Heat transfer in Bingham plastic fluids from a heated elliptical cylinder

The forced convection heat transfer characteristics in Bingham plastic fluids from a heated elliptical cylinder of various aspect ratios E (=a/b) have been investigated numerically. The momentum and energy equations have been solved here by using the finite element method over wide ranges of rheological and kinematic parameters as: 0.01 ⩽ Bn ⩽ 100 (Bingham number), 0.01 ⩽ Re ⩽ 40 (Reynolds number), 1 ⩽ Pr ⩽ 100 (Prandtl number) and 0.1 ⩽ E ⩽ 10 (aspect ratio) thereby approaching the limiting conditions of a plate aligned with and transverse to the direction of mean flow.
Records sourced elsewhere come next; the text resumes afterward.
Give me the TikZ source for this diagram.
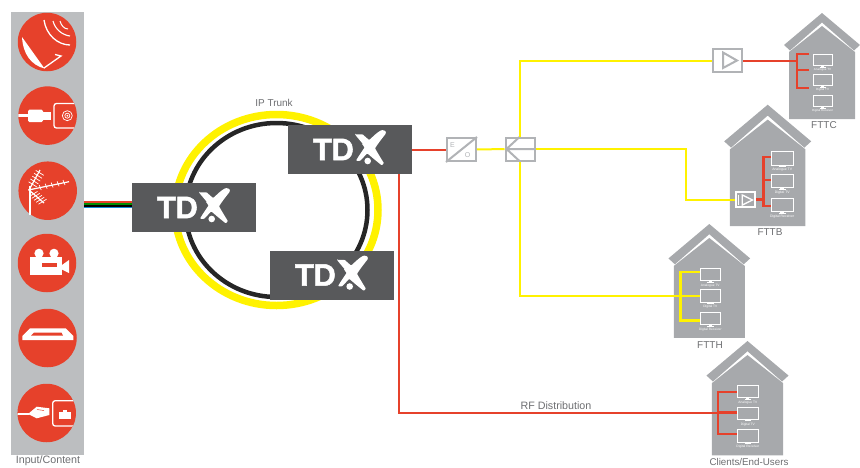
\documentclass[tikz,border=0pt]{standalone}
\usepackage{fontspec}
\setmainfont{Liberation Sans}
\newfontfamily\tdxfont[FakeBold=1.6]{Liberation Sans Bold}
\usetikzlibrary{calc}
\definecolor{tdxred}{HTML}{E6412B}
\definecolor{tdxyellow}{HTML}{FFF200}
\definecolor{tdxdark}{HTML}{58595B}
\definecolor{panelgray}{HTML}{BCBEC0}
\definecolor{housegray}{HTML}{A7A9AC}
\definecolor{linegray}{HTML}{B1B3B6}
\definecolor{labelgray}{HTML}{6D6E71}
\tikzset{
	redline/.style={tdxred, line width=2},
	yellowline/.style={tdxyellow, line width=2},
	iconcircle/.style={circle, fill=tdxred, minimum size=58.5pt, inner sep=0},
	tdxbox/.style={fill=tdxdark, minimum width=124pt, minimum height=49pt, inner sep=0, text=white, font=\tdxfont\fontsize{31}{31}\selectfont},
	graybox/.style={draw=linegray, line width=2, fill=white, minimum width=29pt, minimum height=23pt, inner sep=0},
	caption/.style={text=labelgray, inner sep=0, font=\fontsize{10.7}{12}\selectfont},
	tdxmark/.pic={
		\fill[white, rounded corners=0.8pt] (5,-15.2) -- (12.7,-15.2) .. controls (15,-13) and (17,-11) .. (19.3,-9.5)
			.. controls (23,-13) and (27,-17) .. (31.7,-19.5) -- (35.3,-18.8) -- (36,-16.2)
			.. controls (32,-11) and (28,-6) .. (25,-1.2) .. controls (28,4) and (31,9) .. (34,13.8) -- (31.7,15.8)
			.. controls (27,12) and (22,8) .. (17.3,3.8) .. controls (15,6) and (12.5,9) .. (10,11.5) -- (6,11.2)
			.. controls (9,6) and (12,2) .. (15,-2.8) .. controls (12,-7) and (8,-11) .. (5,-15.2) -- cycle;
		\fill[white] (17.7,11.5) circle (3.3pt);
	},
	house/.pic={
		\fill[housegray] (0,0) -- (38,32) -- (32,37.5) -- (0,9.5) -- (-32,37.5) -- (-38,32) -- cycle;
		\fill[housegray] (0,13) -- (33,39) -- (33,106) -- (-33,106) -- (-33,39) -- cycle;
	},
	tvset/.pic={
		\foreach \y/\t in {41/Analogue TV,61/Digital TV,82/Digital Receiver}{
			\draw[white, line width=0.6] (-9.5,\y) rectangle (9.5,\y+11.5);
			\fill[white] (-1.5,\y+11.5) rectangle (1.5,\y+12.5);
			\fill[white] (-3,\y+12.5) rectangle (3,\y+13);
			\node[white, inner sep=0, transform shape, font=\fontsize{3}{3}\selectfont] (tv\y) at (0,\y+16) {\t};
		}
	},
}
\begin{document}
\begin{tikzpicture}[x=1pt, y=-1pt]
	\useasboundingbox (0,0) rectangle (860,467);
	% input column
	\node[fill=panelgray, minimum width=73pt, minimum height=443pt, inner sep=0] (panel) at (47.5,233.5) {};
	\foreach \n/\x/\y in {dish/47/42,jack/47.6/115.6,aerial/47.7/190.7,camera/47/263,hdmi/47.5/338,rj/46.7/413}{
		\node[iconcircle] (\n) at (\x,\y) {};
	}
	% dish
	\fill[white] (22,37) .. controls (23,54) and (31,65) .. (44.5,68.5) -- cycle;
	\draw[white, line width=1.3] (44,68) -- (61,56) -- (55,54.5);
	\draw[white, line width=1.3] (44,20) .. controls (46,35) and (58,45) .. (70,45);
	\draw[white, line width=1.1] (53,21) .. controls (55,29) and (62,35) .. (70,36);
	\draw[white, line width=1] (60,21) .. controls (61,25) and (64,29) .. (68,29);
	% coax
	\begin{scope}
		\clip (jack) circle (29.2pt);
		\draw[white, line width=2.5] (18,115.6) -- (29,115.6);
		\fill[white, rounded corners=1.5pt] (28,109.5) rectangle (43,122);
		\fill[white] (43,112) rectangle (50.5,119.5);
		\draw[white, line width=1.3, rounded corners=2.5pt] (54,103.5) rectangle (82,128);
		\draw[white, line width=0.7] (67.3,115.7) circle (5pt) circle (2.5pt);
		\fill[white] (67.3,115.7) circle (1pt);
	\end{scope}
	% aerial
	\draw[white, line width=1.3] (30,186) -- (30,215);
	\draw[white, line width=1.2] (28.3,190) -- (69,181.7);
	\draw[white, line width=1.2] (29,190) -- (40,170);
	\draw[white, line width=1.2] (29,190) -- (44,203);
	\foreach \t in {0.3,0.45,0.6,0.75,0.9}{
		\draw[white, line width=0.7] ($(28.3,190)!\t!(68,181.7)+(-1,-2.5)$) -- ++(2,5);
		\draw[white, line width=0.7] ($(29,190)!\t!(41,171)+(-4,-2.5)$) -- ++(8,5);
		\draw[white, line width=0.7] ($(29,190)!\t!(44,203)+(-4,2.5)$) -- ++(8,-5);
	}
	% camera
	\fill[white] (30,257) rectangle (62,275);
	\fill[white] (39,253.3) circle (4.6pt) (54,253.3) circle (4.6pt);
	\fill[white] (62,265) -- (69,260) -- (69,273) -- (62,269.5) -- cycle;
	\fill[tdxred] (41.7,262.7) rectangle (56.7,266.7);
	% hdmi
	\fill[white] (30,328.3) -- (65.7,328.3) -- (73.3,336) -- (73.3,340) -- (22.3,340) -- (22.3,336) -- cycle;
	\fill[tdxred] (34,332.5) -- (61.5,332.5) -- (63,335.5) -- (31,335.5) -- cycle;
	% ethernet
	\begin{scope}
		\clip (rj) circle (29.2pt);
		\draw[white, line width=1.5] (17.3,414) -- (29,414);
		\fill[white] (28,414) -- (36.7,406.7) -- (49.3,408.3) -- (49.3,415) -- (36.7,418.3) -- cycle;
		\draw[tdxred, line width=0.5] (37,409.5) -- (44,410.5);
		\draw[white, line width=1.3, rounded corners=2.5pt] (52.7,400.7) rectangle (80,426);
		\fill[white] (59.3,411.7) rectangle (70.7,419);
		\fill[white] (63,410) rectangle (67,412);
	\end{scope}
	\node[caption] (inputlabel) at (48,461) {Input/Content};
	% ring
	\coordinate (ringc) at (276.5,210);
	\draw[tdxyellow, line width=7.5] (ringc) ellipse (101.5pt and 95.5pt);
	\draw[black!85, line width=4.5] (ringc) ellipse (91pt and 87pt);
	\node[caption, font=\fontsize{10}{12}\selectfont] (trunklabel) at (274,103) {IP Trunk};
	% headends
	\foreach \n/\x/\y in {tdxa/194/207.5,tdxb/350/149.5,tdxc/332/275}{
		\node[tdxbox] (\n) at (\x,\y) {\makebox[124pt][l]{\hspace{25pt}T\kern-0.5pt D\kern8pt\raisebox{5.3pt}{\fontsize{16}{16}\selectfont X}}};
		\pic at (\n) {tdxmark};
	}
	\foreach \c/\y in {tdxred/202,green!55!black/203.8,black/205.9,cyan!70!blue/207.6}{
		\draw[\c, line width=1.7] (panel.east |- 0,\y) -- (tdxa.west |- 0,\y);
	}
	% houses
	\pic at (822,13) {house};
	\pic[scale=1.145] at (767.7,104.7) {house};
	\pic[scale=1.075] at (709.3,224) {house};
	\pic[scale=1.08] at (747.5,341) {house};
	\pic at (822.5,13) {tvset};
	\pic[scale=1.145] at (782.2,104.7) {tvset};
	\pic[scale=1.075] at (710.3,224) {tvset};
	\pic[scale=1.08] at (747.8,341) {tvset};
	\node[caption, font=\fontsize{10}{12}\selectfont] (fttclabel) at (824,125) {FTTC};
	\node[caption, font=\fontsize{10}{12}\selectfont] (fttblabel) at (770,232) {FTTB};
	\node[caption, font=\fontsize{10}{12}\selectfont] (ftthlabel) at (710,345) {FTTH};
	\node[caption, font=\fontsize{9.8}{11}\selectfont] (clientslabel) at (749,462) {Clients/End-Users};
	% optical part
	\node[graybox] (eo) at (461.5,149.5) {};
	\draw[linegray, line width=2] (eo.south west) -- (eo.north east);
	\node[text=linegray, inner sep=0, font=\fontsize{7}{7}\selectfont] (eoe) at (452.5,145) {E};
	\node[text=linegray, inner sep=0, font=\fontsize{7}{7}\selectfont] (eoo) at (467.5,155) {O};
	\node[graybox] (split) at (520,149) {};
	\draw[linegray, line width=2] (split.north) -- ($(split.west)+(2,0)$) -- (split.south) ($(split.west)+(2,0)$) -- (split.east);
	\node[graybox] (ampc) at (727.5,60.5) {};
	\draw[linegray, line width=2] (723,52.5) -- (737,60.5) -- (723,68) -- cycle;
	\node[draw=white, fill=housegray, line width=2, minimum width=19pt, minimum height=15.5pt, inner sep=0] (ampb) at (745.5,199.5) {};
	\draw[white, line width=1.3] (742.3,195) -- (752.5,200) -- (742.3,205) -- cycle;
	\draw[white, line width=1] (738.5,194.5) -- (738.5,204.5);
	% distribution
	\draw[redline] (tdxb) -- (eo);
	\draw[yellowline] (eo) -- (split);
	\draw[yellowline] (split.north) |- (ampc);
	\draw[yellowline] (split.east) -| ($(ampb.west)+(-49,0)$) -- (ampb.west);
	\foreach \h/\s/\tx/\ex/\ya/\yb/\yc in {fttc/redline/797/809/54/70/88,fttb/redline/763.3/771/157/180/206,ftth/yellowline/680.7/700/272/296/320.6,clients/redline/718/737/392/412.5/434}{
		\coordinate (\h tree) at (\tx,\yc);
		\coordinate (\h top) at (\ex,\ya);
		\coordinate (\h mid) at (\ex,\yb);
		\coordinate (\h end) at (\ex,\yc);
		\draw[\s, line width=2.6] (\h top) -| (\h tree) -- (\h end);
		\draw[\s, line width=2.6] (\h mid) -- (\h tree |- \h mid);
	}
	\draw[redline] (ampc) -- (fttctree |- ampc);
	\draw[redline, line width=2.6] (ampb.east) -- (fttbtree |- ampb.east);
	\draw[yellowline] (split.south) |- (ftthmid);
	\coordinate (rfdrop) at (399,174);
	\draw[redline] (rfdrop) |- (clientsmid);
	\node[caption] (rflabel) at (556,405.5) {RF Distribution};
\end{tikzpicture}
\end{document}
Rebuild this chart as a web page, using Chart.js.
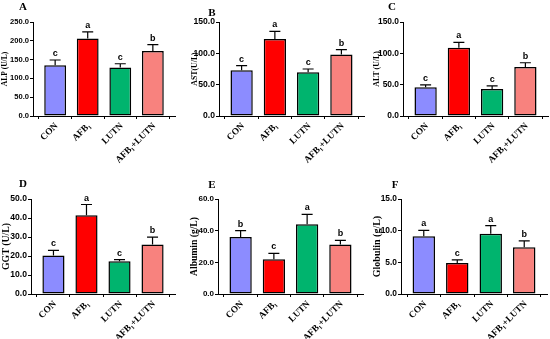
<!DOCTYPE html>
<html><head><meta charset="utf-8">
<script src="https://cdn.jsdelivr.net/npm/chart.js@4"></script>
<style>
html,body{margin:0;padding:0;background:#fff;width:550px;height:339px;overflow:hidden}
canvas{position:absolute;left:0;top:0}
</style></head>
<body>
<canvas id="c0" width="550" height="339"></canvas>
<canvas id="c1" width="550" height="339"></canvas>
<canvas id="c2" width="550" height="339"></canvas>
<canvas id="c3" width="550" height="339"></canvas>
<canvas id="c4" width="550" height="339"></canvas>
<canvas id="c5" width="550" height="339"></canvas>
<script>
// ---- data ----
const categories = ['CON', 'AFB\u2081', 'LUTN', 'AFB\u2081+LUTN'];
const barColors = ['#8c8cff', '#ff0000', '#00b46e', '#f8827e'];

const alpMean = [135, 206, 129, 173];
const alpErr  = [14, 18, 10, 17];
const alpSig  = ['c', 'a', 'c', 'b'];

const astMean = [73, 123, 70, 98];
const astErr  = [7.5, 12, 5, 8];
const astSig  = ['c', 'a', 'c', 'b'];

const altMean = [46, 109, 43, 78];
const altErr  = [3.7, 8.5, 5, 7];
const altSig  = ['c', 'a', 'c', 'b'];

const ggtMean = [20.2, 41.5, 17.2, 26];
const ggtErr  = [2.8, 5.6, 0.9, 3.9];
const ggtSig  = ['c', 'a', 'c', 'b'];

const albMean = [36, 22, 44, 31.3];
const albErr  = [4, 3.6, 6.3, 2.6];
const albSig  = ['b', 'c', 'a', 'b'];

const gloMean = [9.1, 4.9, 9.5, 7.4];
const gloErr  = [0.95, 0.5, 1.3, 1.0];
const gloSig  = ['a', 'c', 'a', 'b'];

const yTitles = ['ALP (U/L)', 'AST(U/L)', 'ALT (U/L)', 'GGT (U/L)', 'Albumin (g/L)', 'Globulin (g/L)'];
const panelLetters = ['A', 'B', 'C', 'D', 'E', 'F'];
const yMaxes = [250, 150, 150, 50, 60, 15];
const ySteps = [50, 50, 50, 10, 20, 5];

// ---- layout (page coordinates) ----
const layoutCfg = [
  {plot:[33,175,22,116],  titleX:5,   titleSize:7.5, tickSize:7.6, letter:[23,7]},
  {plot:[219,364,22,116], titleX:195, titleSize:7.8, tickSize:8.6, letter:[212,13]},
  {plot:[403,548,22,116], titleX:377, titleSize:7.8, tickSize:8.4, letter:[392,7]},
  {plot:[31,175,199,294], titleX:6,   titleSize:9.8, tickSize:8.6, letter:[23,184]},
  {plot:[218,363,199,294],titleX:195, titleSize:9.6, tickSize:8.0, letter:[212,185]},
  {plot:[401,547,199,294],titleX:377, titleSize:10,  tickSize:8.4, letter:[395,185]}
];
const means = [alpMean, astMean, altMean, ggtMean, albMean, gloMean];
const errs  = [alpErr, astErr, altErr, ggtErr, albErr, gloErr];
const sigs  = [alpSig, astSig, altSig, ggtSig, albSig, gloSig];

const XH = 40;
const W = 550, H = 339;

function makePlugin(k) {
  return {
    id: 'err' + k,
    afterDatasetsDraw(chart) {
      const ctx = chart.ctx;
      const meta = chart.getDatasetMeta(0);
      const ys = chart.scales.y;
      ctx.save();
      ctx.strokeStyle = '#000';
      ctx.lineWidth = 1.2;
      ctx.fillStyle = '#000';
      ctx.font = 'bold 9px "Liberation Sans", Arial, sans-serif';
      ctx.textAlign = 'center';
      ctx.textBaseline = 'alphabetic';
      meta.data.forEach((bar, i) => {
        const x = bar.x;
        const yTop = ys.getPixelForValue(means[k][i]);
        const yE = ys.getPixelForValue(means[k][i] + errs[k][i]);
        ctx.beginPath();
        ctx.moveTo(x, yTop);
        ctx.lineTo(x, yE);
        ctx.moveTo(x - 5.5, yE);
        ctx.lineTo(x + 5.5, yE);
        ctx.stroke();
        ctx.fillText(sigs[k][i], x, yE - 4);
      });
      const L = layoutCfg[k];
      ctx.font = 'bold 11px "Liberation Serif", "Times New Roman", serif';
      ctx.textBaseline = 'middle';
      ctx.fillText(panelLetters[k], L.letter[0], L.letter[1]);
      ctx.restore();
    },
    afterDraw(chart) {
      // category labels, rotated 45 degrees, anchored at the x-scale ticks
      const ctx = chart.ctx;
      const xs = chart.scales.x;
      const axisY = chart.chartArea.bottom;
      ctx.save();
      ctx.fillStyle = '#000';
      ctx.font = 'bold 9.3px "Liberation Serif", "Times New Roman", serif';
      ctx.textAlign = 'right';
      ctx.textBaseline = 'middle';
      categories.forEach((c, i) => {
        const x = xs.getPixelForValue(i);
        ctx.save();
        ctx.translate(x + 1.5, axisY + 8.5);
        ctx.rotate(-Math.PI / 4);
        ctx.fillText(c, 0, 0);
        ctx.restore();
      });
      ctx.restore();
    }
  };
}

for (let k = 0; k < 6; k++) {
  const L = layoutCfg[k];
  const padL = L.titleX - 0.6 * L.titleSize;
  const yW = L.plot[0] - padL;
  new Chart(document.getElementById('c' + k), {
    type: 'bar',
    data: {
      datasets: [{
        data: means[k].map((v, i) => ({x: i, y: v})),
        backgroundColor: barColors,
        borderColor: '#000',
        borderWidth: 1.5,
        borderSkipped: false,
        barPercentage: 0.67,
        categoryPercentage: 1
      }]
    },
    options: {
      responsive: false,
      animation: false,
      events: [],
      layout: {padding: {left: padL, right: W - L.plot[1], top: L.plot[2], bottom: H - L.plot[3] - XH}},
      plugins: {legend: {display: false}, tooltip: {enabled: false}},
      scales: {
        x: {
          type: 'linear', min: -0.68, max: 3.68, offset: false,
          grid: {display: true, drawOnChartArea: false, drawTicks: true, tickLength: 3, color: '#000', lineWidth: 1},
          border: {display: true, color: '#000', width: 1},
          afterBuildTicks: (s) => { s.ticks = categories.map((c, i) => ({value: i})); },
          ticks: {display: false, autoSkip: false},
          afterFit: (s) => { s.height = XH; s.paddingLeft = 0; s.paddingRight = 0; }
        },
        y: {
          min: 0, max: yMaxes[k],
          grid: {display: true, drawOnChartArea: false, drawTicks: true, tickLength: 3, color: '#000', lineWidth: 1},
          border: {display: true, color: '#000', width: 1},
          ticks: {
            stepSize: ySteps[k], padding: 1, color: '#000',
            font: {family: '"Liberation Sans", Arial, sans-serif', weight: 'bold', size: L.tickSize},
            callback: (v) => Number(v).toFixed(1)
          },
          title: {
            display: true, text: yTitles[k], color: '#000', padding: 0,
            font: {family: '"Liberation Serif", "Times New Roman", serif', weight: 'bold', size: L.titleSize, lineHeight: 1.2}
          },
          afterFit: (s) => { s.width = yW; s.paddingTop = 0; s.paddingBottom = 0; }
        }
      }
    },
    plugins: [makePlugin(k)]
  });
}
</script>
</body></html>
Furthermore, the influence of the type of thermal boundary condition, i.e., constant wall temperature (CWT) and constant heat flux (CHF) prescribed on the surface of the elliptical cylinder has also been examined. Extensive numerical results are reported herein in terms of the isotherm contours, variation of the Nusselt number on the surface of the cylinder for the two above-noted thermal boundary conditions and finally, the overall results are presented in terms of the surface averaged Nusselt number. Irrespective of the boundary condition prescribed on the surface of the cylinder, the Nusselt number shows a positive dependence on the both Reynolds number and Prandtl number while the effect of Bingham number is somewhat dependent on the Reynolds number range. The average Nusselt number has also been interpreted and correlated in terms of the Colburn heat transfer factor (j). Empirical correlations for the Colburn factor as functions of the Bingham number and aspect ratio have been proposed based on the present numerical results.